■ **What the task asks**: Retype every line from the start of the data down to and including the line with "(0,0) rectangle (1569,737);". Skip the pictures.
+++ Dataset content +++
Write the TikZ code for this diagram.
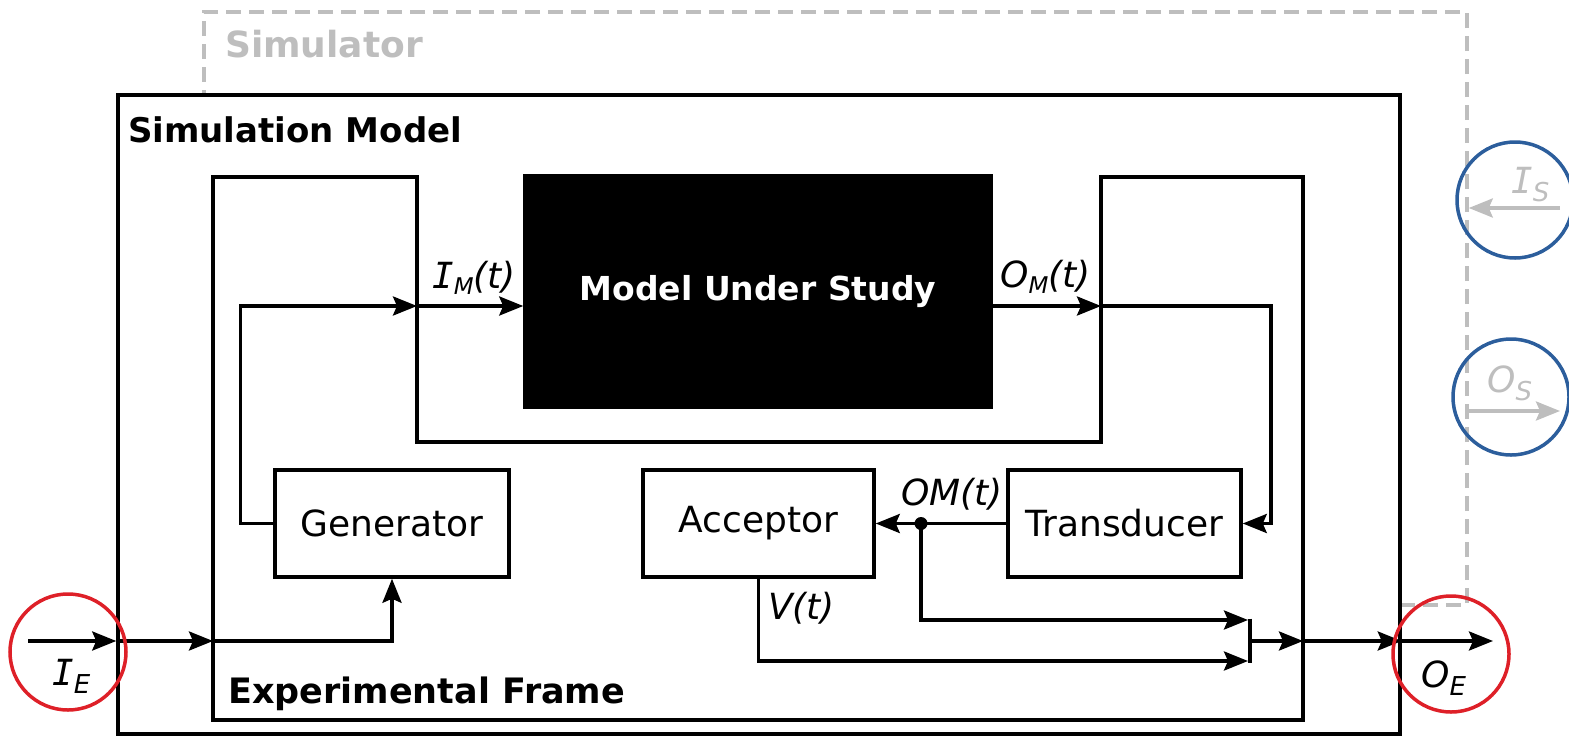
\documentclass[tikz,border=0pt]{standalone}
\usepackage{fontspec}
\setmainfont{DejaVu Sans}
\newfontfamily\serIfont{DejaVu Sans Mono}
\usetikzlibrary{arrows.meta}
\definecolor{simgray}{RGB}{190,190,190}
\definecolor{ringred}{RGB}{222,32,40}
\definecolor{ringblue}{RGB}{44,94,156}
% serifed capital I used in signal names
\newcommand\serI{{\serIfont\itshape I}}
% lowered subscript: size, drop, text
\newcommand\subsig[3]{\raisebox{-#2}{\fontsize{#1}{#1}\selectfont #3}}
\begin{document}
\begin{tikzpicture}[x=1pt,y=-1pt,
  wire/.style={line width=3.5pt},
  flow/.style={wire,-{Stealth[length=24pt,width=19pt,inset=4pt]}},
  block/.style={draw,line width=3.5pt,fill=white,inner sep=0pt,font=\fontsize{36}{40}\selectfont},
  heading/.style={anchor=base west,inner sep=0pt,font=\fontsize{35}{40}\selectfont\bfseries},
  sig/.style={anchor=base west,inner sep=0pt,font=\fontsize{36}{40}\selectfont\itshape},
  ring/.style={circle,line width=3.5pt,minimum size=116pt,inner sep=0pt}]
\useasboundingbox (0,0) rectangle (1569,737);

% simulator (dashed, partly hidden behind the simulation model)
\node[draw=simgray,line width=3.5pt,dash pattern=on 15pt off 8pt,
      minimum width=1263pt,minimum height=593pt,inner sep=0pt] (simulator) at (835.5,308.5) {};
\node[heading,text=simgray,font=\fontsize{36}{40}\selectfont\bfseries] (simlabel) at (225,57) {Simulator};

% simulation model
\node[draw,line width=3.5pt,fill=white,minimum width=1282pt,minimum height=639pt,inner sep=0pt]
  (simmodel) at (759,414.5) {};
\node[heading,font=\fontsize{34}{40}\selectfont\bfseries] (smlabel) at (128,142) {Simulation Model};

% experimental frame outline
\draw[wire] (213,177) -- (417,177) -- (417,442) -- (1101,442) -- (1101,177)
  -- (1303,177) -- (1303,720) -- (213,720) -- cycle;
\node[heading] (eflabel) at (228,703) {Experimental Frame};

% blocks
\node[draw,line width=3.5pt,fill=black,minimum width=466pt,minimum height=231pt,inner sep=0pt,
      text=white,font=\fontsize{33}{40}\selectfont\bfseries] (mus) at (758,291.5) {Model Under Study};
\node[block,minimum width=234pt,minimum height=107pt] (gen) at (392,523.5) {Generator};
\node[block,minimum width=231pt,minimum height=107pt] (acc) at (758.5,523.5) {Acceptor};
\node[block,minimum width=233pt,minimum height=107pt] (trans) at (1124.5,523.5) {Transducer};

% junction points
\coordinate (iein) at (28,641);
\coordinate (smin) at (simmodel.west |- iein);
\coordinate (efin) at (213,641);
\coordinate (imin) at (417,306);
\coordinate (omout) at (1101,306);
\coordinate (tap) at (921,523.5);
\coordinate (mergeA) at (1248,620);
\coordinate (mergeB) at (1248,661);
\coordinate (barTop) at (1250,618.5);
\coordinate (barBot) at (1250,662.5);
\coordinate (barMid) at (1250,641);
\coordinate (efout) at (1303,641);
\coordinate (smout) at (simmodel.east |- efout);
\coordinate (oeout) at (1493,641);
\coordinate (isin) at (1560,208);
\coordinate (osout) at (1560,411);

% signal flow
\draw[flow] (iein) -- (smin);
\draw[flow] (smin) -- (efin);
\draw[flow] (efin) -| (gen.south);
\draw[flow] (gen.west) -- ++(-33,0) |- (imin);
\draw[flow] (imin) -- (mus.west |- imin);
\draw[flow] (mus.east |- omout) -- (omout);
\draw[flow] (omout) -- (1271,306) |- (trans.east);
\draw[flow] (trans.west) -- (acc.east);
\fill (tap) circle (6.5pt);
\draw[flow] (tap) |- (mergeA);
\draw[flow] (acc.south) |- (mergeB);
\draw[wire] (barTop) -- (barBot);
\draw[flow] (barMid) -- (efout);
\draw[flow] (efout) -- (smout);
\draw[flow] (smout) -- (oeout);
\draw[flow,simgray] (isin) -- (simulator.east |- isin);
\draw[flow,simgray] (simulator.east |- osout) -- (osout);

% signal labels
\node[sig] (lIM) at (432,288) {\serI\subsig{23pt}{6pt}{M}(t)};
\node[sig] (lOM) at (1000,287) {O\subsig{23pt}{6pt}{M}(t)};
\node[sig] (lOMt) at (901,505) {OM(t)};
\node[sig] (lV) at (768,619) {V(t)};
\node[sig] (lIE) at (52,685) {\serI\subsig{26pt}{8pt}{E}};
\node[sig] (lOE) at (1421,687) {O\subsig{26pt}{8pt}{E}};
\node[sig,text=simgray] (lIS) at (1511,193) {\serI\subsig{26pt}{8pt}{S}};
\node[sig,text=simgray] (lOS) at (1487,392) {O\subsig{26pt}{8pt}{S}};

% highlight rings
\node[ring,draw=ringred] (ringIE) at (68,652) {};
\node[ring,draw=ringred] (ringOE) at (1451,654) {};
\node[ring,draw=ringblue] (ringIS) at (1515,200) {};
\node[ring,draw=ringblue] (ringOS) at (1511,397) {};
\end{tikzpicture}
\end{document}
+++
■ **The result**:
Write the TikZ code for this diagram.
\documentclass[tikz,border=0pt]{standalone}
\usepackage{fontspec}
\setmainfont{DejaVu Sans}
\newfontfamily\serIfont{DejaVu Sans Mono}
\usetikzlibrary{arrows.meta}
\definecolor{simgray}{RGB}{190,190,190}
\definecolor{ringred}{RGB}{222,32,40}
\definecolor{ringblue}{RGB}{44,94,156}
% serifed capital I used in signal names
\newcommand\serI{{\serIfont\itshape I}}
% lowered subscript: size, drop, text
\newcommand\subsig[3]{\raisebox{-#2}{\fontsize{#1}{#1}\selectfont #3}}
\begin{document}
\begin{tikzpicture}[x=1pt,y=-1pt,
  wire/.style={line width=3.5pt},
  flow/.style={wire,-{Stealth[length=24pt,width=19pt,inset=4pt]}},
  block/.style={draw,line width=3.5pt,fill=white,inner sep=0pt,font=\fontsize{36}{40}\selectfont},
  heading/.style={anchor=base west,inner sep=0pt,font=\fontsize{35}{40}\selectfont\bfseries},
  sig/.style={anchor=base west,inner sep=0pt,font=\fontsize{36}{40}\selectfont\itshape},
  ring/.style={circle,line width=3.5pt,minimum size=116pt,inner sep=0pt}]
\useasboundingbox (0,0) rectangle (1569,737);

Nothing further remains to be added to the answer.